29 pages • 58 minutes read
The major conflict in this text might seem to be an internal one, or even one between Mrs. Sommers and her children, but it is also a conflict between Mrs. Sommers and society, as a result of the demands that it makes on women and mothers. The theme of Society’s Expectation of Women’s Self-Sacrifice addresses this struggle between late Victorian society’s expectation that a wife and mother ought to be utterly self-sacrificing with a very human, personal desire for comfort, freedom, and choice.
As if to avoid either condemning or overtly supporting the way Mrs. Sommers spends the $15—on herself rather than on her children, as her social duty would mandate—Chopin adopts a nonjudgmental tone. Chopin’s ambivalent handling informs her main theme of Duty Versus Desire. There is no language in the text to suggest that Mrs. Sommers ought to be criticized or blamed for spending the money on herself; for example, she is never referred to as selfish, greedy, or any other word that invokes a negative connotation. There is also no language to confirm the idea that Chopin or the reader should wholeheartedly endorse absolute self-indulgence.
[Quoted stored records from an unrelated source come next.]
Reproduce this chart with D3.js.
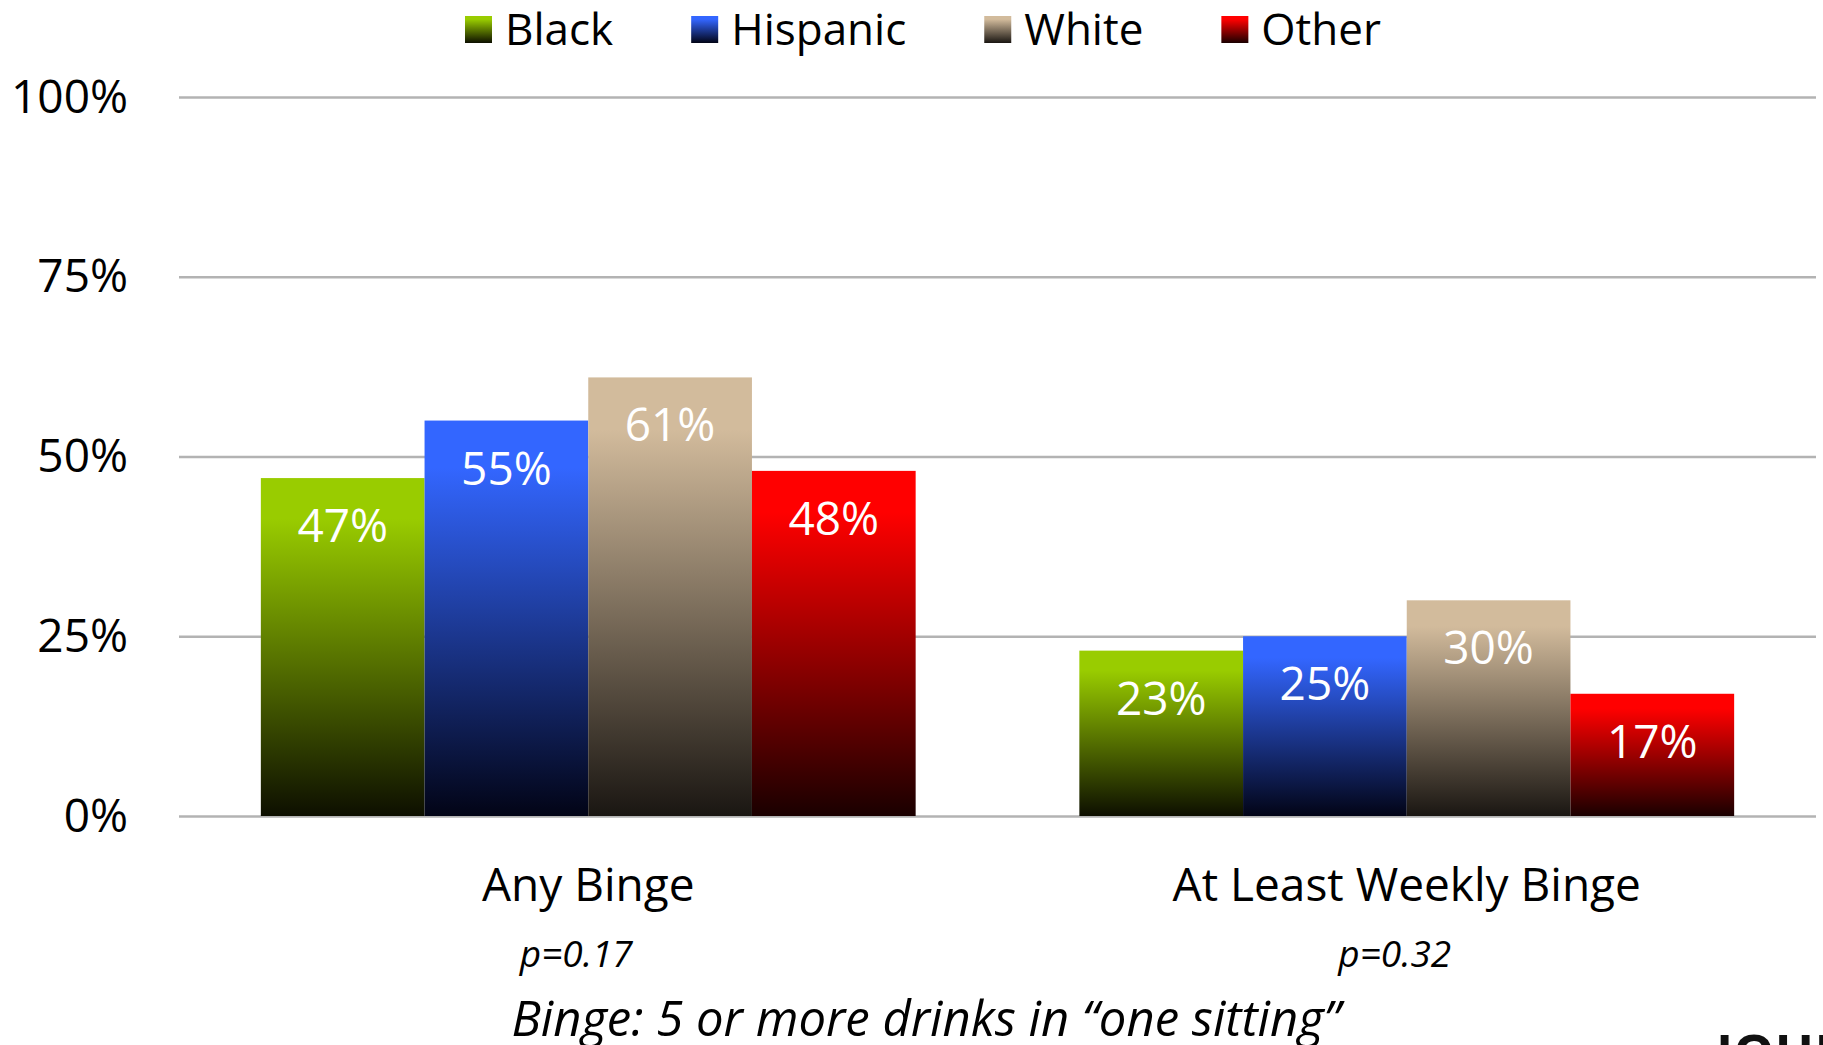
<!DOCTYPE html>
<html><head><meta charset="utf-8">
<script src="https://cdn.jsdelivr.net/npm/d3@7"></script>
<style>
html,body{margin:0;padding:0;background:#fff;overflow:hidden}
text{font-family:"Open Sans","Noto Sans",sans-serif}
</style></head>
<body><svg id="c" width="1823" height="1045"></svg>
<script>
const categories = ["Any Binge", "At Least Weekly Binge"];
const pValues = ["p=0.17", "p=0.32"];
const series = ["Black", "Hispanic", "White", "Other"];
const blackValues = [47, 23];
const hispanicValues = [55, 25];
const whiteValues = [61, 30];
const otherValues = [48, 17];
const tickValues = [0, 25, 50, 75, 100];
const tickLabels = ["0%", "25%", "50%", "75%", "100%"];
const footnote = "Binge: 5 or more drinks in \u201Cone sitting\u201D";
const seriesColors = ["#99cc00", "#3366ff", "#d2bb9c", "#ff0000"];
const seriesDark = ["#0d0f00", "#020416", "#1a1612", "#1a0000"];

(function () {
const valuesBySeries = [blackValues, hispanicValues, whiteValues, otherValues];

const svg = d3.select("#c");
const mLeft = 179, mRight = 1816, mTop = 97, mBottom = 816;

const y = d3.scaleLinear().domain([0, 100]).range([mBottom, mTop]);
const x0 = d3.scaleBand().domain(categories).range([mLeft, mRight]).padding(0);
const x1 = d3.scaleBand().domain(series)
  .range([x0.bandwidth() * 0.1, x0.bandwidth() * 0.9]).padding(0);

// gradients
const defs = svg.append("defs");
series.forEach((s, i) => {
  const g = defs.append("linearGradient").attr("id", "g" + i)
    .attr("x1", 0).attr("y1", 0).attr("x2", 0).attr("y2", 1);
  g.append("stop").attr("offset", "0").attr("stop-color", seriesColors[i]);
  g.append("stop").attr("offset", "0.12").attr("stop-color", seriesColors[i]);
  g.append("stop").attr("offset", "1").attr("stop-color", seriesDark[i]);
});

// gridlines
const yAxis = d3.axisLeft(y).tickValues(tickValues)
  .tickSize(-(mRight - mLeft)).tickFormat((d, i) => tickLabels[i]);
const ga = svg.append("g").attr("transform", `translate(${mLeft},0)`).call(yAxis);
ga.select(".domain").remove();
ga.selectAll(".tick line").attr("stroke", "#b3b3b3").attr("stroke-width", 2.5);
ga.selectAll(".tick text").attr("x", -(mLeft - 128)).attr("dy", null).attr("y", 15)
  .attr("fill", "#000").attr("font-size", 46)
  .attr("font-family", '"Open Sans","Noto Sans",sans-serif').attr("text-anchor", "end");

// bars
const data = [];
categories.forEach((c, ci) => series.forEach((s, si) => {
  data.push({c, s, si, v: valuesBySeries[si][ci]});
}));
const bars = svg.append("g");
bars.selectAll("rect").data(data).join("rect")
  .attr("x", d => x0(d.c) + x1(d.s))
  .attr("y", d => y(d.v))
  .attr("width", x1.bandwidth())
  .attr("height", d => y(0) - y(d.v))
  .attr("fill", d => `url(#g${d.si})`);
bars.selectAll("text").data(data).join("text")
  .attr("x", d => x0(d.c) + x1(d.s) + x1.bandwidth() / 2)
  .attr("y", d => y(d.v) + 64)
  .attr("text-anchor", "middle").attr("fill", "#fff").attr("font-size", 46)
  .text(d => d.v + "%");

// category labels
svg.append("g").selectAll("text").data(categories).join("text")
  .attr("x", d => x0(d) + x0.bandwidth() / 2).attr("y", 901)
  .attr("text-anchor", "middle").attr("font-size", 46).attr("fill", "#000")
  .text(d => d);
svg.append("g").selectAll("text").data(pValues).join("text")
  .attr("x", (d, i) => x0(categories[i]) + x0.bandwidth() / 2 - 12).attr("y", 967)
  .attr("text-anchor", "middle").attr("font-size", 37).attr("font-style", "italic").attr("fill", "#000")
  .text(d => d);

// footnote
svg.append("text").attr("x", 926).attr("y", 1036).attr("text-anchor", "middle")
  .attr("font-size", 49).attr("font-style", "italic").attr("fill", "#000").text(footnote);

// cut-off logo text
svg.append("text").attr("x", 1716).attr("y", 1072).attr("font-size", 52)
  .attr("font-weight", "bold").attr("fill", "#111")
  .attr("font-family", '"Liberation Sans",Arial,sans-serif').text("JOHNS");

// legend
const leg = svg.append("g");
let lx = 465;
series.forEach((s, i) => {
  const g = leg.append("g");
  g.append("rect").attr("x", lx).attr("y", 16).attr("width", 27).attr("height", 27)
    .attr("fill", `url(#g${i})`);
  const t = g.append("text").attr("x", lx + 40).attr("y", 45).attr("font-size", 44)
    .attr("fill", "#000").text(s);
  lx += 40 + t.node().getComputedTextLength() + 78;
});
})();
</script></body></html>
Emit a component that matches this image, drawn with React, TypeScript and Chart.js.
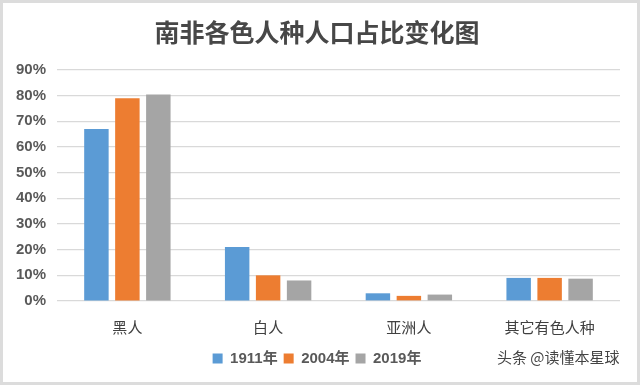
import React, { useEffect, useRef } from "react";
import { Chart, registerables } from "chart.js";

Chart.register(...registerables);

const categories = ["黑人", "白人", "亚洲人", "其它有色人种"];
const seriesNames = ["1911年", "2004年", "2019年"];
const values1911 = [67, 21, 3, 9];
const values2004 = [79, 10, 2, 9];
const values2019 = [80.5, 8, 2.5, 8.7];
const seriesColors = ["#5b9bd5", "#ed7d31", "#a5a5a5"];
const yTicks = [0, 10, 20, 30, 40, 50, 60, 70, 80, 90];
const titleText = "南非各色人种人口占比变化图";
const watermark = "头条 @读懂本星球";

const FONT = "'Liberation Sans', Arial, 'Noto Sans CJK SC', sans-serif";

export default function App() {
  const ref = useRef<HTMLCanvasElement | null>(null);

  useEffect(() => {
    document.body.style.margin = "0";
    const ctx = ref.current;
    if (!ctx) return;
    const chart = new Chart(ctx, {
      type: "bar",
      data: {
        labels: categories,
        datasets: [values1911, values2004, values2019].map((d, i) => ({
          label: seriesNames[i],
          data: d,
          backgroundColor: seriesColors[i],
          borderWidth: 0,
          barPercentage: 0.79,
          categoryPercentage: 0.66,
        })),
      },
      options: {
        animation: false,
        responsive: false,
        maintainAspectRatio: false,
        layout: { padding: { left: 14, right: 20, top: 0, bottom: 9 } },
        plugins: {
          title: {
            display: true,
            text: titleText,
            color: "#474747",
            font: { family: "'Noto Sans CJK SC', sans-serif", size: 25, weight: "bold" },
            padding: { top: 17, bottom: 23 },
          },
          legend: {
            position: "bottom",
            labels: {
              boxWidth: 10,
              boxHeight: 10,
              color: "#595959",
              font: { family: FONT, size: 15, weight: "bold" },
              padding: 6,
            },
          },
          tooltip: { enabled: false },
        },
        scales: {
          x: {
            grid: { display: false },
            border: { display: false },
            ticks: {
              color: "#404040",
              font: { family: "'Noto Sans CJK SC', sans-serif", size: 15 },
              padding: 9,
            },
          },
          y: {
            min: 0,
            max: 90,
            afterBuildTicks: (axis: any) => {
              axis.ticks = yTicks.map((v) => ({ value: v }));
            },
            afterFit: (axis: any) => {
              axis.width = 43;
            },
            grid: { color: "#d9d9d9", lineWidth: 1.2, drawTicks: false },
            border: { display: false },
            ticks: {
              color: "#595959",
              font: { family: FONT, size: 15, weight: "bold" },
              padding: 11,
              callback: (v: any) => v + "%",
            },
          },
        },
      },
    });
    return () => chart.destroy();
  }, []);

  return (
    <div
      style={{
        position: "relative",
        width: 640,
        height: 385,
        boxShadow: "inset 0 0 0 3px #dcdcdc",
        background: "#fff",
      }}
    >
      <canvas ref={ref} width={640} height={385} style={{ display: "block" }} />
      <div
        style={{
          position: "absolute",
          left: 497,
          top: 346,
          fontFamily: "'Noto Sans CJK SC', sans-serif",
          fontSize: 15,
          color: "#444",
          whiteSpace: "nowrap",
        }}
      >
        {watermark}
      </div>
    </div>
  );
}
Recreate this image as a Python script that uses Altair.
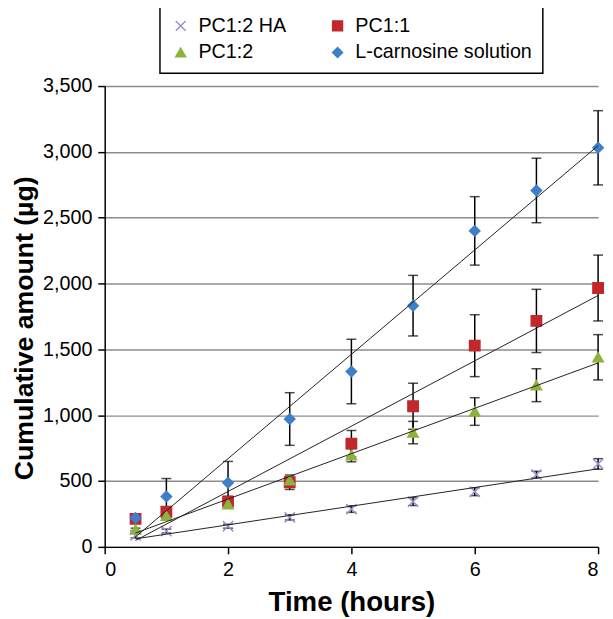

However, through word choice, Chopin subtly suggests that Mrs. Sommers’s one afternoon of self-indulgence is not blameworthy and that she is a character with whom the reader ought to sympathize. The frequent references to her “little[ness]” or the “small[ness]” of her hands and face combine to make her seem rather innocent and pitiable rather than avaricious. Further, the description of her lack of “any acute mental process” as she is enjoying her the feel of her new stockings and the fact that “[s]he was not thinking at all” helps to support the idea that she is acting on “impulse,” almost on instinct, now a purely physical being rather than an intellectual one (12).
The text employs a third person narrator, revealing the experience of Mrs. Sommers but without becoming an internal monologue. Chopin adopts a “show, don’t tell” style which is observational and leaves space for conjecture on the part of the reader. The reader comes to understand the dutiful ways in which Mrs. Sommers planned to spend her $15 compared to the personal ways in which she actually spends the money. All other characters are quite minor and their presence in the text short-lived as they pass through Mrs. Sommers’s day: Their perspectives on her and attitudes toward her help us understand how others interpret her appearance and demeanor throughout the day.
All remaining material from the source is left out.